The SEZs, by design, are treated as territories outside the Customs territory of India. So, the SEZ units are required to pay Customs duties on goods cleared in DTA, as applicable for such goods when imported. The SEZ units have long been demanding that they should be placed on par with export-oriented units (EOU) who, on their DTA sales, are required only to surrender the duty concessions availed on their inputs. The government has instead preferred to reduce the duty rates on their finished goods that go to DTA.
The process of paying less duty on the finished goods is much easier than tracing and reversing input-level concessions. The problem lies in the extent of reduction, which is only 1 per cent on goods such as chemicals and engineering products that normally attract 10 per cent or 7.5 per cent duty. On goods that attract higher duty rates, the duty reduction is substantial, but such goods are few.

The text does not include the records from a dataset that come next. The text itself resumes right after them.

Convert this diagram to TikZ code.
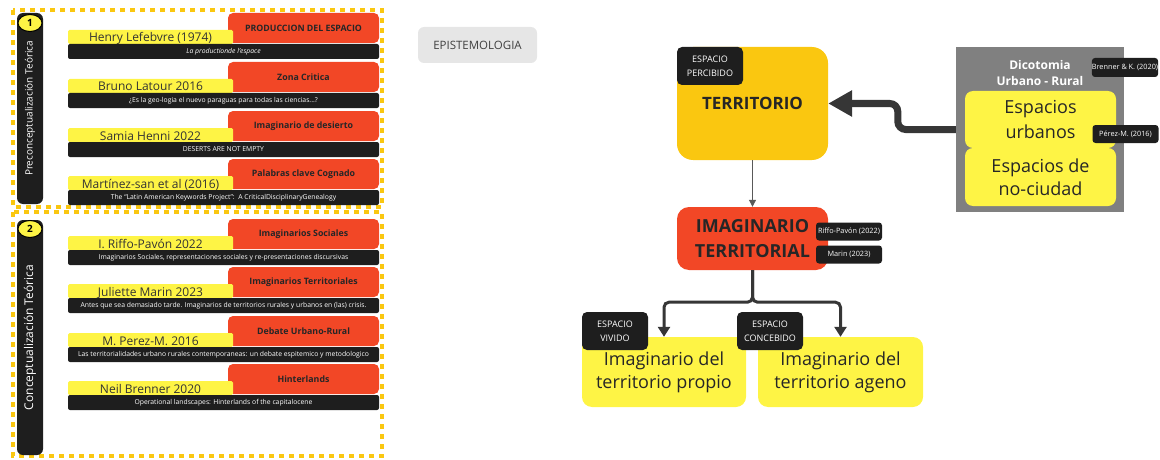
\documentclass[tikz,border=0pt]{standalone}
\usepackage{fontspec}
\setmainfont{Open Sans}
\usetikzlibrary{shapes.geometric, arrows.meta, positioning}
\definecolor{miroRed}{HTML}{F24726}
\definecolor{miroGold}{HTML}{FAC710}
\definecolor{miroYellow}{HTML}{FEF445}
\definecolor{tagBlack}{HTML}{1E1E1E}
\definecolor{boxGray}{HTML}{808080}
\definecolor{lineGray}{HTML}{363636}
\definecolor{softGray}{HTML}{E6E6E6}
\tikzstyle{frame} = [draw=miroGold, line width=4pt, dash pattern=on 5pt off 5pt]
\tikzstyle{sidebar} = [rectangle, rounded corners=6pt, fill=tagBlack, text=white, minimum height=26pt, rotate=90]
\tikzstyle{number} = [ellipse, minimum width=24pt, minimum height=17pt, inner sep=0pt, fill=miroYellow, draw=black, line width=1pt, font=\bfseries\fontsize{10}{12}\selectfont]
\tikzstyle{topic} = [rectangle, rounded corners=5pt, minimum width=151pt, minimum height=30pt, text centered, fill=miroRed, text=black!85, font=\bfseries\fontsize{8.8}{10}\selectfont]
\tikzstyle{author} = [rectangle, rounded corners=1.5pt, minimum width=165pt, minimum height=14pt, inner ysep=1pt, text height=11pt, text depth=1pt, fill=miroYellow, text=black!80, font=\fontsize{12}{14}\selectfont]
\tikzstyle{source} = [rectangle, rounded corners=2pt, minimum width=311pt, minimum height=15pt, inner sep=0pt, fill=tagBlack, text=white, font=\fontsize{6.8}{8}\selectfont]
\tikzstyle{spacetag} = [rectangle, rounded corners=5pt, minimum width=66pt, minimum height=38pt, inner sep=0pt, align=center, fill=tagBlack, text=white, font=\fontsize{9}{14}\selectfont]
\tikzstyle{reftag} = [rectangle, rounded corners=3pt, minimum width=66pt, minimum height=18pt, inner sep=0pt, fill=tagBlack, text=white, font=\fontsize{7.3}{8}\selectfont]
\tikzstyle{concept} = [rectangle, rounded corners=10pt, align=center, text=black!85, font=\fontsize{18}{23}\selectfont]
\tikzstyle{bigarrow} = [line width=7pt, draw=lineGray, rounded corners=8pt, -{Triangle[length=24pt, width=25pt]}]
\tikzstyle{thinarrow} = [line width=1pt, draw=black!65, -{Triangle[length=7pt, width=7pt]}]
\tikzstyle{branch} = [line width=3pt, draw=lineGray, rounded corners=5pt, -{Triangle[length=10pt, width=12pt]}]

\begin{document}
\begin{tikzpicture}[x=1pt, y=-1pt]
\useasboundingbox (0,0) rectangle (1160,460);

% left column: literature
\draw [frame] (13,10) rectangle (382,207);
\draw [frame] (13,212) rectangle (382,456);
\node (bar_pre) [sidebar, minimum width=191pt, font=\fontsize{10}{12}\selectfont] at (30,108.5) {Preconceptualización Teórica};
\node (bar_con) [sidebar, minimum width=235pt, font=\fontsize{12}{14}\selectfont] at (30,337.5) {Conceptualización Teórica};
\node (num_pre) [number] at (30,23) {1};
\node (num_con) [number] at (30,229) {2};

\node (topic_lefebvre) [topic] at (303.5,28) {PRODUCCION DEL ESPACIO};
\node (author_lefebvre) [author] at (150.5,37) {Henry Lefebvre (1974)};
\node (source_lefebvre) [source] at (223.5,51.5) {\itshape La productionde l'espace};

\node (topic_latour) [topic] at (303.5,77) {Zona Critica};
\node (author_latour) [author] at (150.5,86) {Bruno Latour 2016};
\node (source_latour) [source] at (223.5,100.5) {¿Es la geo-logia el nuevo paraguas para todas las ciencias...?};

\node (topic_henni) [topic] at (303.5,126) {Imaginario de desierto};
\node (author_henni) [author] at (150.5,135) {Samia Henni 2022};
\node (source_henni) [source] at (223.5,149.5) {DESERTS ARE NOT EMPTY};

\node (topic_martinez) [topic] at (303.5,174) {Palabras clave Cognado};
\node (author_martinez) [author] at (150.5,183) {Martínez-san et al (2016)};
\node (source_martinez) [source] at (223.5,197.5) {The ``Latin American Keywords Project'':\ \ A CriticalDisciplinaryGenealogy};

\node (topic_riffo) [topic] at (303.5,234) {Imaginarios Sociales};
\node (author_riffo) [author] at (150.5,243) {I. Riffo-Pavón 2022};
\node (source_riffo) [source] at (223.5,257.5) {Imaginarios Sociales, representaciones sociales y re-presentaciones discursivas};

\node (topic_marin) [topic] at (303.5,282) {Imaginarios Territoriales};
\node (author_marin) [author] at (150.5,291) {Juliette Marin 2023};
\node (source_marin) [source] at (223.5,305.5) {Antes que sea demasiado tarde. Imaginarios de territorios rurales y urbanos en (las) crisis.};

\node (topic_perez) [topic] at (303.5,331) {Debate Urbano-Rural};
\node (author_perez) [author] at (150.5,340) {M. Perez-M. 2016};
\node (source_perez) [source] at (223.5,354.5) {Las territorialidades urbano rurales contemporaneas: un debate espitemico y metodologico};

\node (topic_brenner) [topic] at (303.5,379) {Hinterlands};
\node (author_brenner) [author] at (150.5,388) {Neil Brenner 2020};
\node (source_brenner) [source] at (223.5,402.5) {Operational landscapes: Hinterlands of the capitalocene};

\node (epistemologia) [rectangle, rounded corners=6pt, minimum width=119pt, minimum height=36pt, fill=softGray, text=black!75, font=\fontsize{11.5}{13}\selectfont] at (477.5,45) {EPISTEMOLOGIA};

% right side: concept map
\node (territorio) [concept, minimum width=151pt, minimum height=113pt, rounded corners=16pt, fill=miroGold, font=\bfseries\fontsize{17}{20}\selectfont] at (752.5,103.5) {TERRITORIO};
\node (percibido) [spacetag, anchor=north west] at (territorio.north west) {ESPACIO\\PERCIBIDO};

\node (imaginario) [concept, minimum width=151pt, minimum height=63pt, rounded corners=12pt, fill=miroRed, font=\bfseries\fontsize{18}{25}\selectfont] at (752.5,238.5) {IMAGINARIO\\TERRITORIAL};
\node (ref_riffo) [reftag] at (849,231.5) {Riffo-Pavón (2022)};
\node (ref_marin) [reftag] at (849,254.5) {Marin (2023)};

\node (propio) [concept, minimum width=164pt, minimum height=70pt, fill=miroYellow] at (664,372) {Imaginario del\\territorio propio};
\node (ageno) [concept, minimum width=165pt, minimum height=70pt, fill=miroYellow] at (840.5,372) {Imaginario del\\territorio ageno};
\node (vivido) [spacetag] at (615,331) {ESPACIO\\VIVIDO};
\node (concebido) [spacetag] at (770,331) {ESPACIO\\CONCEBIDO};

\node (dico) [rectangle, minimum width=168pt, minimum height=165pt, fill=boxGray] at (1040,129.5) {};
\node (dico_title) [align=center, text=white, font=\bfseries\fontsize{12}{16}\selectfont] at (1040,73) {Dicotomia\\Urbano - Rural};
\node (urbanos) [concept, minimum width=151pt, minimum height=57pt, rounded corners=8pt, fill=miroYellow, font=\fontsize{18}{25}\selectfont] at (1040.5,119.5) {Espacios\\urbanos};
\node (ciudad) [concept, minimum width=151pt, minimum height=58pt, rounded corners=8pt, fill=miroYellow] at (1040.5,177) {Espacios de\\no-ciudad};
\node (ref_brenner) [reftag, minimum height=19pt] at (1125,67.5) {Brenner \& K. (2020)};
\node (ref_perez) [reftag] at (1125.5,134) {Pérez-M. (2016)};

\draw [bigarrow] (dico.west) -- ++(-58,0) |- (territorio.east);
\draw [thinarrow] (territorio.south) -- (imaginario.north);
\draw [branch] (imaginario.south) -- ++(0,32) -| (propio.north);
\draw [branch] (imaginario.south) -- ++(0,32) -| (ageno.north);
\end{tikzpicture}
\end{document}
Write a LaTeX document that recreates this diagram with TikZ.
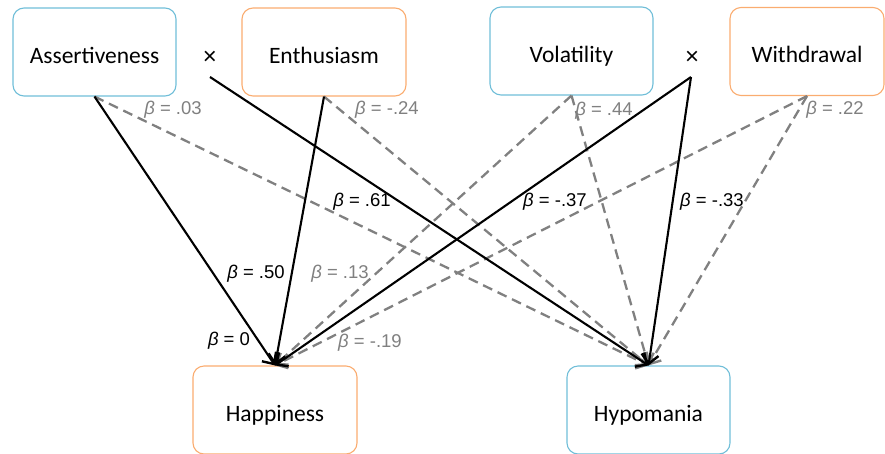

The conditions for clearance at lower duty rates include commencement of production before March 31, 2025, minimum 20 per cent value addition, limit on DTA clearances at concessional duty at 30 per cent of the highest level of exports in the previous three years and bar on availing benefits under the Foreign Trade Policy (FTP) or duty drawback (DBK) on domestically procured inputs used in making the item being cleared into DTA. The additional documentation requirements include a certificate from the jurisdictional Development Commissioner (DC) regarding fulfilment of some of those conditions. It involves some delay and compliance costs that the SEZ units will factor while making their decisions.
The Central Board of Indirect Taxes and Customs (CBIC) has said that the bills of entry filed at the Customs portal claiming such concessions will go through the risk management system and faceless assessment procedure. The post assessment formalities such as examination, grant of “out of charge” order etc. will be handled by the authorised officers at the SEZ Customs stations. This procedural improvement should be extended to all SEZ to DTA clearances.
Most SEZ units procure some of their inputs from DTA. The supplies from DTA to SEZ are zero-rated under the Goods and Services Tax (GST) laws and are treated as exports under the SEZ laws. The supplies earn DBK under the Customs laws and can be counted for fulfilment of export obligations under the FTP schemes such as export promotion capital goods (EPCG) scheme. The FTP and DBK benefits translate into lower prices on such inputs for the SEZ units. Most SEZ units, especially those whose finished goods attract 7.5 per cent or 10 per cent duty, may not ask their domestic suppliers to let go benefits on such supplies and disturb their present arrangement in return for a 1 per cent concession.
The move to reduce the duty rates on SEZ to DTA goods is well intentioned but the meagre duty reductions for many goods and cumbersome, if not onerous, conditions for availing the concessions, may deter many SEZ units from taking the concession.